**Supplied material**.

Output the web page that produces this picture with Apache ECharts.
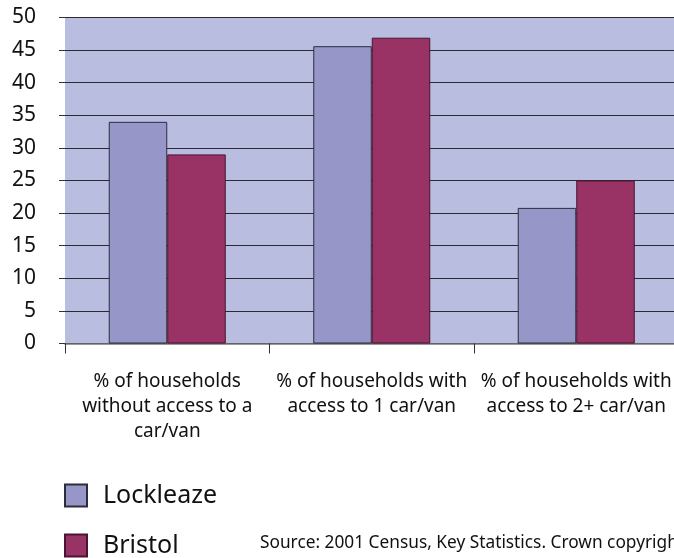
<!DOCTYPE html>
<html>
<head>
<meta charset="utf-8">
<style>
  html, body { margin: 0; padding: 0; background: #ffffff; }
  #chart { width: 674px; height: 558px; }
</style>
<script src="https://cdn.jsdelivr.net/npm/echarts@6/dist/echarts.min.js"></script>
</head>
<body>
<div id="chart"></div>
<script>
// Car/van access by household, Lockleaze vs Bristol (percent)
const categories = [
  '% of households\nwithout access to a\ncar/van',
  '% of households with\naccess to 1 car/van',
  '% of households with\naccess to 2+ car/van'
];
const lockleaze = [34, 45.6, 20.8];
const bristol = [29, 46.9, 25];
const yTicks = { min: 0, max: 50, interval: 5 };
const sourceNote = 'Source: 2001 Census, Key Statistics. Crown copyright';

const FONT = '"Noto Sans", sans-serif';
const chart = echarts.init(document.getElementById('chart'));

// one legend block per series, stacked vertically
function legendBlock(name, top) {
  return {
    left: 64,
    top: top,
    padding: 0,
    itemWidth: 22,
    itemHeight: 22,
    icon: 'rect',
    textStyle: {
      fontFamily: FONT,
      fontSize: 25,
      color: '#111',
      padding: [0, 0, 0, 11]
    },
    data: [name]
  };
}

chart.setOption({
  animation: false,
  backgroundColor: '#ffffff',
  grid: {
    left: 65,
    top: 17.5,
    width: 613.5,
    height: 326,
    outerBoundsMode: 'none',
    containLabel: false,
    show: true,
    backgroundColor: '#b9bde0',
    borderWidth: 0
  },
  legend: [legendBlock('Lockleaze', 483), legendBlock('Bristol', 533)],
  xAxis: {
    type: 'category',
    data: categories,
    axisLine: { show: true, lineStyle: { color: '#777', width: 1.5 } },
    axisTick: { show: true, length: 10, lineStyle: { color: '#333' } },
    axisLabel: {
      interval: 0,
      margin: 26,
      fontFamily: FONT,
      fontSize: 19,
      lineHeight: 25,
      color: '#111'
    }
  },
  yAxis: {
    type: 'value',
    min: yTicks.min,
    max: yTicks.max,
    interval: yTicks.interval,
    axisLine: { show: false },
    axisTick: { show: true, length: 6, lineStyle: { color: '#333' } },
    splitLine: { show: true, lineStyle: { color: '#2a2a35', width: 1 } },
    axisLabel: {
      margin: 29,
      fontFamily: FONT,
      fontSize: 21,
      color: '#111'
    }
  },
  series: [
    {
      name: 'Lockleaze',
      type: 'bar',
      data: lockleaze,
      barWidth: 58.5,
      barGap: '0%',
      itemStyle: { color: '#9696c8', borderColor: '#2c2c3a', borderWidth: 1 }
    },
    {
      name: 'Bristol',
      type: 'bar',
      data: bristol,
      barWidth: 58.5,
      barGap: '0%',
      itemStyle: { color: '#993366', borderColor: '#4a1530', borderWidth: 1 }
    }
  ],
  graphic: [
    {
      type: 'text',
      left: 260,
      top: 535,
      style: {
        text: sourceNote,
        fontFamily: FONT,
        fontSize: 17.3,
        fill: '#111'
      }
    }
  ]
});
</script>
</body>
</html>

**Short exercise**.
Keep the pictures out of the copy and return the rest of the data above exactly.

**Exercise response**.
Output the web page that produces this picture with Apache ECharts.
<!DOCTYPE html>
<html>
<head>
<meta charset="utf-8">
<style>
  html, body { margin: 0; padding: 0; background: #ffffff; }
  #chart { width: 674px; height: 558px; }
</style>
<script src="https://cdn.jsdelivr.net/npm/echarts@6/dist/echarts.min.js"></script>
</head>
<body>
<div id="chart"></div>
<script>
// Car/van access by household, Lockleaze vs Bristol (percent)
const categories = [
  '% of households\nwithout access to a\ncar/van',
  '% of households with\naccess to 1 car/van',
  '% of households with\naccess to 2+ car/van'
];
const lockleaze = [34, 45.6, 20.8];
const bristol = [29, 46.9, 25];
const yTicks = { min: 0, max: 50, interval: 5 };
const sourceNote = 'Source: 2001 Census, Key Statistics. Crown copyright';

const FONT = '"Noto Sans", sans-serif';
const chart = echarts.init(document.getElementById('chart'));

// one legend block per series, stacked vertically
function legendBlock(name, top) {
  return {
    left: 64,
    top: top,
    padding: 0,
    itemWidth: 22,
    itemHeight: 22,
    icon: 'rect',
    textStyle: {
      fontFamily: FONT,
      fontSize: 25,
      color: '#111',
      padding: [0, 0, 0, 11]
    },
    data: [name]
  };
}

chart.setOption({
  animation: false,
  backgroundColor: '#ffffff',
  grid: {
    left: 65,
    top: 17.5,
    width: 613.5,
    height: 326,
    outerBoundsMode: 'none',
    containLabel: false,
    show: true,
    backgroundColor: '#b9bde0',
    borderWidth: 0
  },
  legend: [legendBlock('Lockleaze', 483), legendBlock('Bristol', 533)],
  xAxis: {
    type: 'category',
    data: categories,
    axisLine: { show: true, lineStyle: { color: '#777', width: 1.5 } },
    axisTick: { show: true, length: 10, lineStyle: { color: '#333' } },
    axisLabel: {
      interval: 0,
      margin: 26,
      fontFamily: FONT,
      fontSize: 19,
      lineHeight: 25,
      color: '#111'
    }
  },
  yAxis: {
    type: 'value',
    min: yTicks.min,
    max: yTicks.max,
    interval: yTicks.interval,
    axisLine: { show: false },
    axisTick: { show: true, length: 6, lineStyle: { color: '#333' } },
    splitLine: { show: true, lineStyle: { color: '#2a2a35', width: 1 } },
    axisLabel: {
      margin: 29,
      fontFamily: FONT,
      fontSize: 21,
      color: '#111'
    }
  },
  series: [
    {
      name: 'Lockleaze',
      type: 'bar',
      data: lockleaze,
      barWidth: 58.5,
      barGap: '0%',
      itemStyle: { color: '#9696c8', borderColor: '#2c2c3a', borderWidth: 1 }
    },
    {
      name: 'Bristol',
      type: 'bar',
      data: bristol,
      barWidth: 58.5,
      barGap: '0%',
      itemStyle: { color: '#993366', borderColor: '#4a1530', borderWidth: 1 }
    }
  ],
  graphic: [
    {
      type: 'text',
      left: 260,
      top: 535,
      style: {
        text: sourceNote,
        fontFamily: FONT,
        fontSize: 17.3,
        fill: '#111'
      }
    }
  ]
});
</script>
</body>
</html>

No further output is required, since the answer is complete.